TASK TO COMPLETE → State how many lines of the records contain the string "this", and give no other information.

(Stored data)
------------

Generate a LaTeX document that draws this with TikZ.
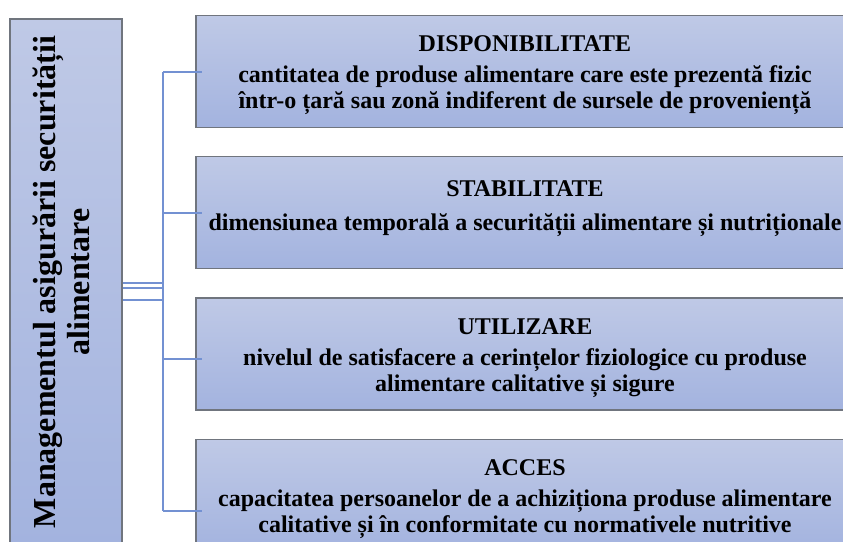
\documentclass[tikz,border=0pt]{standalone}
\usepackage{fontspec}
\setmainfont{Liberation Serif}
\usepackage{xcolor}
\usepackage{tikz}
\usetikzlibrary{calc,positioning}
\definecolor{boxtop}{HTML}{BFC9E6}
\definecolor{boxbot}{HTML}{A3B3DF}
\definecolor{boxedge}{HTML}{70757E}
\definecolor{linkblue}{HTML}{7391D2}
\tikzset{
    pillar/.style={draw=boxedge, line width=1.3pt, top color=boxtop, bottom color=boxbot, inner sep=0pt},
    dimbox/.style={pillar, align=center, minimum width=658pt, minimum height=112pt, font=\bfseries\fontsize{24}{26}\selectfont},
    link/.style={draw=linkblue, line width=2.8pt}
}

\begin{document}
\begin{tikzpicture}[x=1pt, y=-1pt]
    \useasboundingbox (0,0) rectangle (843,541);
    \clip (0,0) rectangle (843,541);

    \node [pillar, minimum width=112pt, minimum height=526pt] (mgmt_box) at (66,282)
        {\rotatebox{90}{\bfseries\fontsize{32}{34}\selectfont\begin{tabular}{@{}c@{}}Managementul asigurării securității\\alimentare\end{tabular}}};

    \node [dimbox] (disponibilitate) at (525,71.5) {\rule{0pt}{24pt}DISPONIBILITATE\\[5pt] cantitatea de produse alimentare care este prezentă fizic\\într-o țară sau zonă indiferent de sursele de proveniență};
    \node [dimbox, below=28pt of disponibilitate] (stabilitate) {STABILITATE\\[8pt] dimensiunea temporală a securității alimentare și nutriționale\rule[-14pt]{0pt}{0pt}};
    \node [dimbox, below=28pt of stabilitate] (utilizare) {\rule{0pt}{24pt}UTILIZARE\\[5pt] nivelul de satisfacere a cerințelor fiziologice cu produse\\alimentare calitative și sigure};
    \node [dimbox, below=28pt of utilizare] (acces) {\rule{0pt}{24pt}ACCES\\[5pt] capacitatea persoanelor de a achiziționa produse alimentare\\calitative și în conformitate cu normativele nutritive};

    \coordinate (bus_top) at (163,72);
    \coordinate (bus_bottom) at (163,511);
    \coordinate (bus_2) at (163,213);
    \coordinate (bus_3) at (163,359);

    \draw[link] (bus_top) -- (bus_bottom);
    \foreach \yy in {283,288,300}
        \draw[link] (mgmt_box.east |- 0,\yy) -- (bus_top |- 0,\yy);

    \draw[link] (bus_top) -- ($(disponibilitate.west |- bus_top)+(7,0)$);
    \draw[link] (bus_2) -- ($(stabilitate.west |- bus_2)+(7,0)$);
    \draw[link] (bus_3) -- ($(utilizare.west |- bus_3)+(7,0)$);
    \draw[link] (bus_bottom) -- ($(acces.west |- bus_bottom)+(7,0)$);
\end{tikzpicture}
\end{document}
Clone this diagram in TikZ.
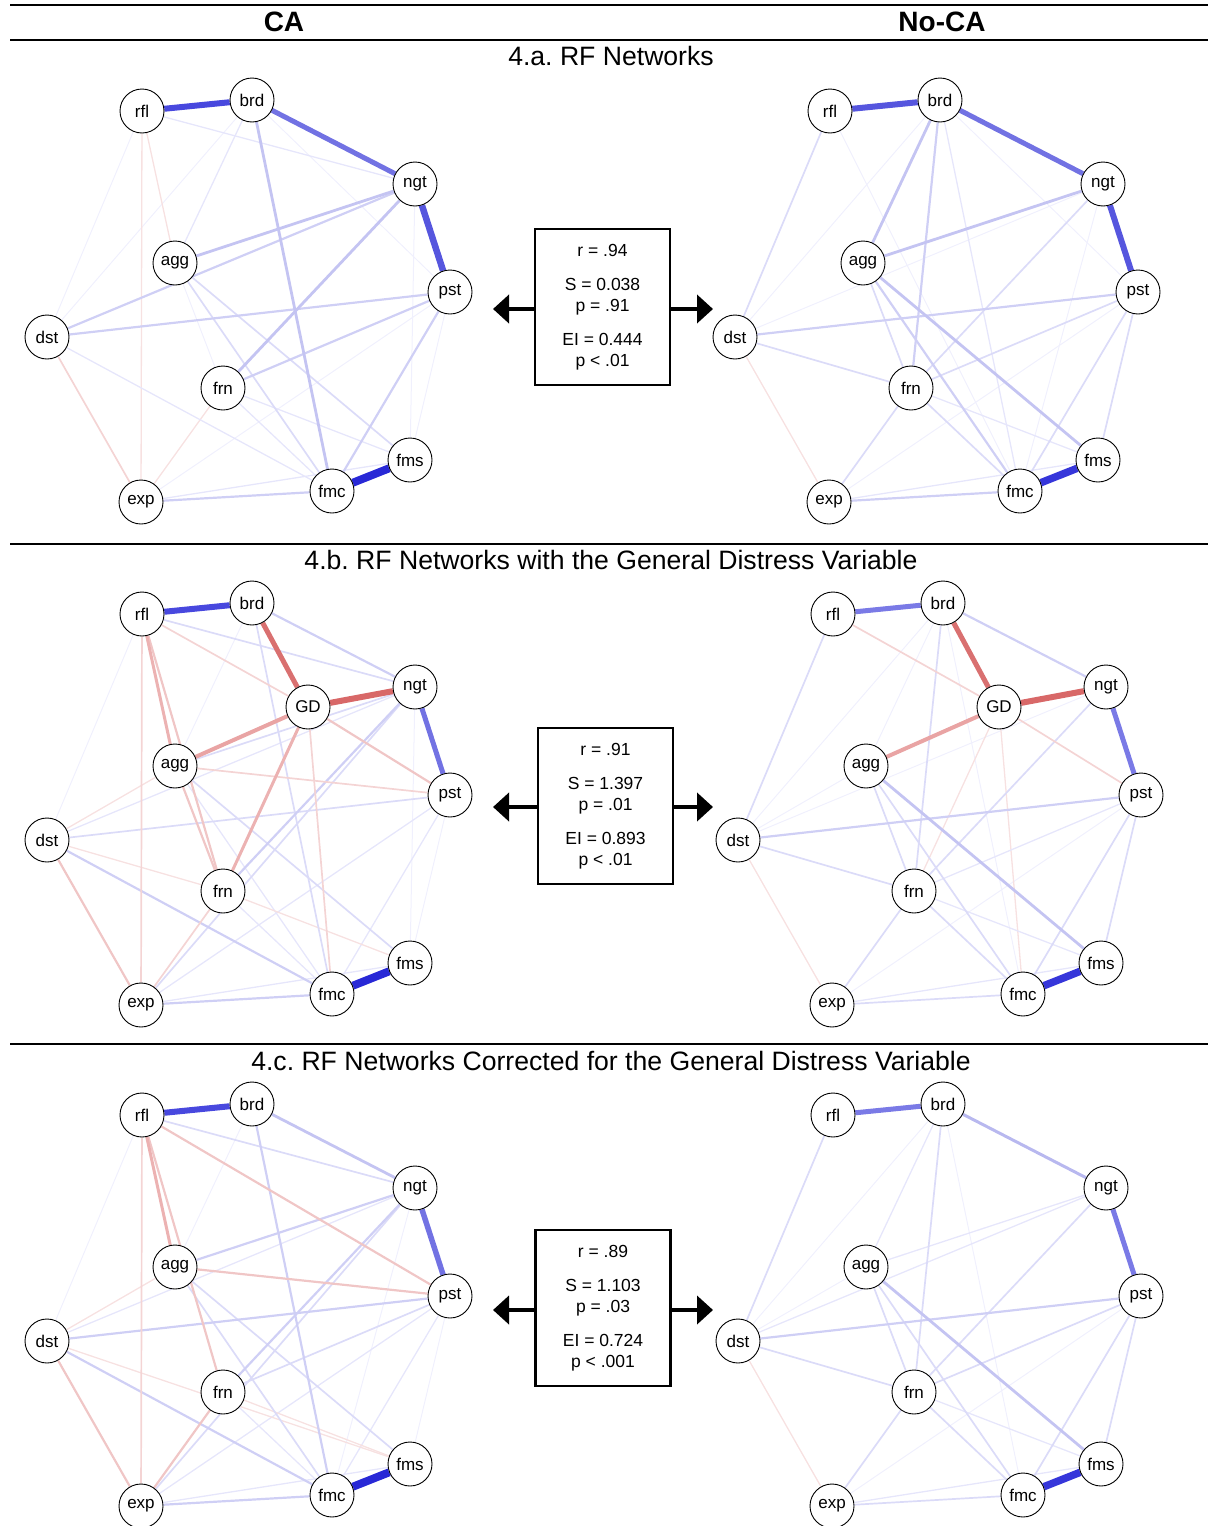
\documentclass[tikz,border=0pt]{standalone}
\usepackage{fontspec}
\setmainfont{Liberation Sans}
\usetikzlibrary{arrows.meta}
\frenchspacing
\pgfdeclarelayer{bg}
\pgfsetlayers{bg,main}
% edge colours (qgraph-like fading)
\definecolor{cb0}{RGB}{240,240,253}
\definecolor{cb1}{RGB}{230,230,251}
\definecolor{cb2}{RGB}{219,219,248}
\definecolor{cb3}{RGB}{207,207,245}
\definecolor{cb4}{RGB}{196,196,242}
\definecolor{cb5}{RGB}{184,184,239}
\definecolor{cr0}{RGB}{251,238,238}
\definecolor{cr1}{RGB}{247,225,225}
\definecolor{cr2}{RGB}{244,212,212}
\definecolor{cr3}{RGB}{240,198,198}
\definecolor{cr4}{RGB}{236,178,178}
\definecolor{cr5}{RGB}{233,164,164}
\definecolor{sdark}{RGB}{40,40,214}
\definecolor{sdarkb}{RGB}{54,54,218}
\definecolor{sblA}{RGB}{72,72,222}
\definecolor{sblB}{RGB}{86,86,222}
\definecolor{sblC}{RGB}{114,114,227}
\definecolor{sblD}{RGB}{122,122,230}
\definecolor{sredA}{RGB}{217,112,112}
\definecolor{sredB}{RGB}{216,104,104}
\tikzset{
  nd/.style={circle, draw, line width=0.9pt, fill=white, minimum size=44pt, inner sep=0pt,
             font=\fontsize{17}{18}\selectfont},
  hdr/.style={font=\fontsize{28}{30}\selectfont\bfseries},
  sub/.style={font=\fontsize{26.6}{28}\selectfont},
  statbox/.style={draw, line width=2.2pt, minimum width=135pt, minimum height=156pt,
                  align=center, inner sep=0pt, font=\fontsize{17.5}{21}\selectfont},
  bigarrow/.style={line width=4.3pt, -{Triangle[length=16pt,width=28pt]}},
  rulebar/.style={line width=1.8pt},
  eb0/.style={cb0, line width=1pt},
  eb1/.style={cb1, line width=1.3pt},
  eb2/.style={cb2, line width=1.7pt},
  eb3/.style={cb3, line width=2.2pt},
  eb4/.style={cb4, line width=2.8pt},
  eb5/.style={cb5, line width=3pt},
  er0/.style={cr0, line width=1pt},
  er1/.style={cr1, line width=1.3pt},
  er2/.style={cr2, line width=1.7pt},
  er3/.style={cr3, line width=2.2pt},
  er4/.style={cr4, line width=3pt},
  er5/.style={cr5, line width=4pt},
}
\newcommand\rfnodes{%
  \node[nd] (rfl) at (142,111) {rfl};
  \node[nd] (brd) at (252,100) {brd};
  \node[nd] (ngt) at (415,184) {ngt};
  \node[nd] (pst) at (450,292) {pst};
  \node[nd] (agg) at (175,263) {agg};
  \node[nd] (dst) at (47,337) {dst};
  \node[nd] (frn) at (223,388) {frn};
  \node[nd] (fms) at (410,460) {fms};
  \node[nd] (fmc) at (332,491) {fmc};
  \node[nd] (exp) at (141,502) {exp};}
\newcommand\edgeset[2]{\foreach \ua/\ub in {#2}{\draw[#1] (\ua) -- (\ub);}}
\begin{document}
\begin{tikzpicture}[x=1pt,y=-1pt]
\useasboundingbox (0,0) rectangle (1208,1526);
% header rules and titles
\draw[rulebar] (10,5) -- (1208,5);
\draw[rulebar] (10,40) -- (1208,40);
\draw[rulebar] (10,544) -- (1208,544);
\draw[rulebar] (10,1044) -- (1208,1044);
\node[hdr] (hCA) at (284,22) {CA};
\node[hdr] (hNoCA) at (942,22) {No-CA};
\node[sub] (tA) at (611,56) {4.a. RF Networks};
\node[sub] (tB) at (611,560) {4.b. RF Networks with the General Distress Variable};
\node[sub] (tC) at (611,1061) {4.c. RF Networks Corrected for the General Distress Variable};

% ---------------- 4.a left
\begin{scope}[name prefix=aL-]
\rfnodes
\begin{pgfonlayer}{bg}
\edgeset{eb0}{dst/brd,rfl/dst,brd/pst,ngt/fms,pst/fms,agg/frn,exp/pst}
\edgeset{er1}{rfl/agg,rfl/exp,frn/exp}
\edgeset{eb1}{dst/fmc,exp/fms,frn/fms,frn/fmc,rfl/ngt,brd/agg}
\edgeset{er2}{dst/exp}
\edgeset{eb2}{agg/fmc,agg/fms}
\edgeset{eb3}{dst/ngt,dst/pst,frn/pst,pst/fmc,exp/fmc}
\edgeset{eb4}{brd/fmc,ngt/agg,ngt/frn}
\draw[line width=5pt, sblC] (brd) -- (ngt);
\draw[line width=6pt, sblA] (rfl) -- (brd);
\draw[line width=6.5pt, sblB] (ngt) -- (pst);
\draw[line width=8pt, sdark] (fmc) -- (fms);
\end{pgfonlayer}
\end{scope}

% ---------------- 4.a right
\begin{scope}[shift={(688,0)}, name prefix=aR-]
\rfnodes
\begin{pgfonlayer}{bg}
\edgeset{eb0}{dst/brd,dst/ngt,ngt/fmc,brd/pst,pst/exp,rfl/fmc}
\edgeset{er1}{dst/exp}
\edgeset{eb1}{exp/fms,frn/fms,brd/fmc}
\edgeset{eb2}{agg/frn,ngt/frn,pst/fmc,exp/frn,dst/rfl,dst/frn,pst/frn,pst/fms,frn/fmc}
\edgeset{eb3}{brd/frn,agg/fmc,dst/pst,exp/fmc}
\edgeset{eb4}{brd/agg,agg/ngt,agg/fms}
\draw[line width=5pt, sblC] (brd) -- (ngt);
\draw[line width=6pt, sblB] (rfl) -- (brd);
\draw[line width=6pt, sblB] (ngt) -- (pst);
\draw[line width=7.5pt, sdarkb] (fmc) -- (fms);
\end{pgfonlayer}
\end{scope}

% ---------------- 4.b left
\begin{scope}[shift={(0,503)}, name prefix=bL-]
\rfnodes
\node[nd] (GD) at (308,204) {GD};
\begin{pgfonlayer}{bg}
\edgeset{eb0}{brd/agg,rfl/dst,ngt/fms,pst/fms}
\edgeset{eb1}{agg/fmc,pst/fmc,pst/exp,dst/ngt,exp/fms,frn/fmc}
\edgeset{er1}{dst/agg,dst/frn,frn/fms}
\edgeset{eb2}{rfl/ngt,brd/fmc,dst/pst,ngt/exp,ngt/agg,agg/fms}
\edgeset{eb3}{brd/ngt,dst/fmc,ngt/frn,exp/fmc}
\edgeset{er2}{rfl/GD,rfl/exp,agg/pst,GD/fmc,exp/frn}
\edgeset{er3}{GD/pst,rfl/frn,agg/frn,dst/exp}
\edgeset{er4}{GD/frn,rfl/agg}
\edgeset{er5}{GD/agg}
\draw[line width=5pt, sredA] (brd) -- (GD);
\draw[line width=6pt, sredB] (GD) -- (ngt);
\draw[line width=6pt, sblA] (rfl) -- (brd);
\draw[line width=5pt, sblC] (ngt) -- (pst);
\draw[line width=8pt, sdark] (fmc) -- (fms);
\end{pgfonlayer}
\end{scope}

% ---------------- 4.b right
\begin{scope}[shift={(691,503)}, name prefix=bR-]
\rfnodes
\node[nd] (GD) at (308,204) {GD};
\begin{pgfonlayer}{bg}
\edgeset{eb0}{brd/agg,brd/dst,brd/fmc,dst/agg,dst/ngt,pst/exp}
\edgeset{er1}{GD/frn,GD/fmc,dst/exp}
\edgeset{eb1}{pst/frn,exp/fms,frn/fms}
\edgeset{eb2}{agg/fmc,agg/frn,brd/frn,dst/rfl,dst/frn,ngt/frn,pst/fmc,pst/fms,exp/frn,exp/fmc,frn/fmc}
\edgeset{eb3}{brd/ngt,dst/pst}
\edgeset{eb4}{agg/fms}
\edgeset{er2}{rfl/GD,GD/pst}
\draw[line width=4pt, cr5] (GD) -- (agg);
\draw[line width=5pt, sredA] (brd) -- (GD);
\draw[line width=6pt, sredB] (GD) -- (ngt);
\draw[line width=5pt, sblD] (rfl) -- (brd);
\draw[line width=5pt, sblD] (ngt) -- (pst);
\draw[line width=7.5pt, sdarkb] (fmc) -- (fms);
\end{pgfonlayer}
\end{scope}

% ---------------- 4.c left
\begin{scope}[shift={(0,1004)}, name prefix=cL-]
\rfnodes
\begin{pgfonlayer}{bg}
\edgeset{eb0}{rfl/dst,brd/agg,pst/fms,ngt/fmc}
\edgeset{eb1}{dst/ngt,pst/fmc,pst/exp,exp/fms,frn/fmc}
\edgeset{er1}{dst/agg,dst/fms,frn/fms}
\edgeset{eb2}{rfl/ngt,ngt/exp,agg/fmc,agg/fms,frn/pst}
\edgeset{eb3}{brd/fmc,ngt/agg,ngt/frn,dst/pst,dst/fmc,exp/fmc}
\edgeset{er2}{rfl/exp}
\edgeset{er3}{rfl/pst,rfl/frn,agg/pst,dst/exp,frn/exp}
\edgeset{er4}{rfl/agg}
\edgeset{eb4}{brd/ngt}
\draw[line width=6pt, sblA] (rfl) -- (brd);
\draw[line width=5.5pt, sblC] (ngt) -- (pst);
\draw[line width=8pt, sdark] (fmc) -- (fms);
\end{pgfonlayer}
\end{scope}

% ---------------- 4.c right
\begin{scope}[shift={(691,1004)}, name prefix=cR-]
\rfnodes
\begin{pgfonlayer}{bg}
\edgeset{eb0}{brd/dst,brd/fmc,dst/agg,pst/exp}
\edgeset{er1}{dst/exp}
\edgeset{eb1}{brd/agg,agg/ngt,dst/ngt,exp/fms,frn/fms}
\edgeset{eb2}{brd/frn,dst/rfl,dst/frn,agg/fmc,agg/frn,ngt/frn,pst/frn,pst/fmc,pst/fms,exp/frn,exp/fmc,frn/fmc}
\edgeset{eb3}{dst/pst}
\edgeset{eb4}{agg/fms}
\edgeset{eb5}{brd/ngt}
\draw[line width=5pt, sblD] (rfl) -- (brd);
\draw[line width=5pt, sblD] (ngt) -- (pst);
\draw[line width=7.5pt, sdarkb] (fmc) -- (fms);
\end{pgfonlayer}
\end{scope}

% ---------------- statistic boxes with arrows
\node[statbox] (boxA) at (602.5,307) {r = .94\\[13pt]S = 0.038\\p = .91\\[13pt]EI = 0.444\\p < .01};
\coordinate (tipAL) at (493,309);
\coordinate (tipAR) at (713,309);
\draw[bigarrow] (tipAL -| boxA.west) -- (tipAL);
\draw[bigarrow] (tipAR -| boxA.east) -- (tipAR);

\node[statbox] (boxB) at (605.5,806) {r = .91\\[13pt]S = 1.397\\p = .01\\[13pt]EI = 0.893\\p < .01};
\coordinate (tipBL) at (493,807);
\coordinate (tipBR) at (713,807);
\draw[bigarrow] (tipBL -| boxB.west) -- (tipBL);
\draw[bigarrow] (tipBR -| boxB.east) -- (tipBR);

\node[statbox] (boxC) at (603,1308) {r = .89\\[13pt]S = 1.103\\p = .03\\[13pt]EI = 0.724\\p < .001};
\coordinate (tipCL) at (493,1310);
\coordinate (tipCR) at (713,1310);
\draw[bigarrow] (tipCL -| boxC.west) -- (tipCL);
\draw[bigarrow] (tipCR -| boxC.east) -- (tipCR);
\end{tikzpicture}
\end{document}
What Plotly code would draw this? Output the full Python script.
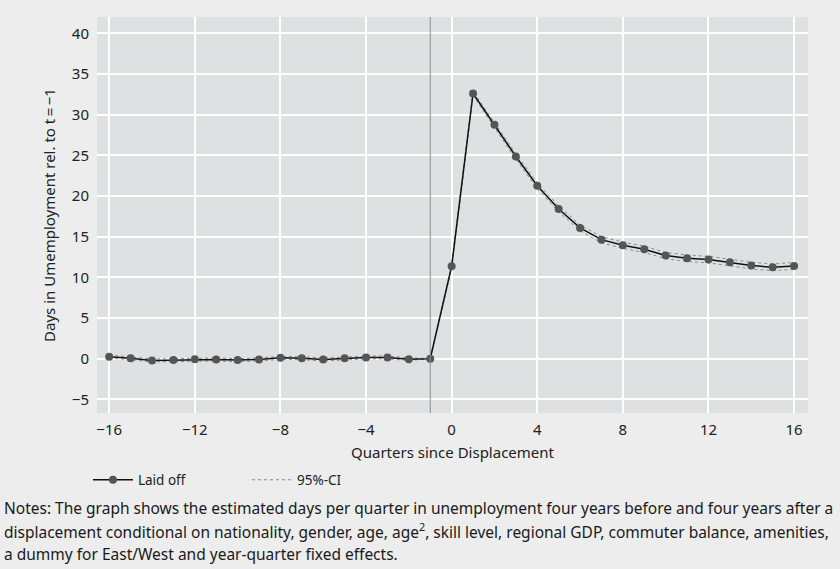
import plotly.graph_objects as go

quarters = list(range(-16, 17))
laid_off = [0.23, 0.06, -0.22, -0.18, -0.06, -0.10, -0.18, -0.10, 0.10, 0.06, -0.10, 0.06, 0.15, 0.15, -0.06, 0.0,
            11.35, 32.6, 28.75, 24.85, 21.26, 18.4, 16.07, 14.63, 13.93, 13.44, 12.67, 12.34, 12.18, 11.85, 11.44, 11.23, 11.4]
ci_lower = [0.05, -0.12, -0.40, -0.36, -0.24, -0.28, -0.36, -0.28, -0.08, -0.12, -0.28, -0.12, -0.03, -0.03, -0.22, 0.0,
            11.1, 32.35, 28.45, 24.5, 20.9, 18.05, 15.7, 14.25, 13.55, 13.05, 12.28, 11.95, 11.78, 11.45, 11.03, 10.82, 10.98]
ci_upper = [0.41, 0.24, -0.04, 0.00, 0.12, 0.08, 0.00, 0.08, 0.28, 0.24, 0.08, 0.24, 0.33, 0.33, 0.10, 0.0,
            11.6, 32.85, 29.05, 25.2, 21.62, 18.75, 16.44, 15.01, 14.31, 13.83, 13.06, 12.73, 12.58, 12.25, 11.85, 11.64, 11.82]

x_ticks = [-16, -12, -8, -4, 0, 4, 8, 12, 16]
x_tick_labels = ["\u221216", "\u221212", "\u22128", "\u22124", "0", "4", "8", "12", "16"]
y_ticks = [-5, 0, 5, 10, 15, 20, 25, 30, 35, 40]
y_tick_labels = ["\u22125", "0", "5", "10", "15", "20", "25", "30", "35", "40"]

notes = [
    "Notes: The graph shows the estimated days per quarter in unemployment four years before and four years after a",
    "displacement conditional on nationality, gender, age, age<sup>2</sup>, skill level, regional GDP, commuter balance, amenities,",
    "a dummy for East/West and year-quarter fixed effects.",
]

fig = go.Figure()
fig.add_trace(go.Scatter(x=quarters, y=ci_lower, mode="lines", name="95%-CI",
                         line=dict(color="#8a8a8a", width=1, dash="dot"), showlegend=True, legendrank=2))
fig.add_trace(go.Scatter(x=quarters, y=ci_upper, mode="lines", name="95%-CI upper",
                         line=dict(color="#8a8a8a", width=1, dash="dot"), showlegend=False))
fig.add_trace(go.Scatter(x=quarters, y=laid_off, mode="lines+markers", name="Laid off",
                         line=dict(color="#111111", width=1.5),
                         marker=dict(color="#555555", size=8), legendrank=1))

fig.add_vline(x=-1, line=dict(color="#8c8c8c", width=1))

font_main = "'Noto Sans', sans-serif"
fig.update_layout(
    width=840, height=569,
    margin=dict(l=97, r=32, t=17, b=156),
    paper_bgcolor="#ecedec",
    plot_bgcolor="#dfe0e1",
    font=dict(family=font_main, size=15, color="#222222"),
    showlegend=True,
    legend=dict(orientation="h", x=-0.0127, y=-0.13, xanchor="left", yanchor="top",
                bgcolor="rgba(0,0,0,0)", font=dict(size=13.5, family=font_main),
                itemwidth=40, traceorder="normal", entrywidth=104),
    xaxis=dict(range=[-16.57, 16.65], tickmode="array", tickvals=x_ticks, ticktext=x_tick_labels,
               showgrid=True, gridcolor="#ffffff", gridwidth=1.5, zeroline=False, showline=False,
               ticks="", ticklabelstandoff=6,
               title=dict(text="Quarters since Displacement", standoff=9, font=dict(size=15, family=font_main))),
    yaxis=dict(range=[-6.68, 42.0], tickmode="array", tickvals=y_ticks, ticktext=y_tick_labels,
               showgrid=True, gridcolor="#ffffff", gridwidth=1.5, zeroline=False, showline=False,
               ticks="", ticklabelstandoff=7,
               title=dict(text="Days in Umemployment rel. to t\u2009=\u2009\u22121", standoff=12,
                          font=dict(size=15, family=font_main))),
)

for i, line in enumerate(notes):
    fig.add_annotation(xref="paper", yref="paper", x=-95 / 711, y=(413 - (508 + 23 * i)) / 396,
                       xanchor="left", yanchor="middle", showarrow=False, text=line,
                       font=dict(size=15.5, color="#1a1a1a", family=font_main))

fig.write_html("out.html", config={"displayModeBar": False},
               post_script="document.body.style.margin='0';document.body.style.padding='0';")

------------

SOLUTION → 3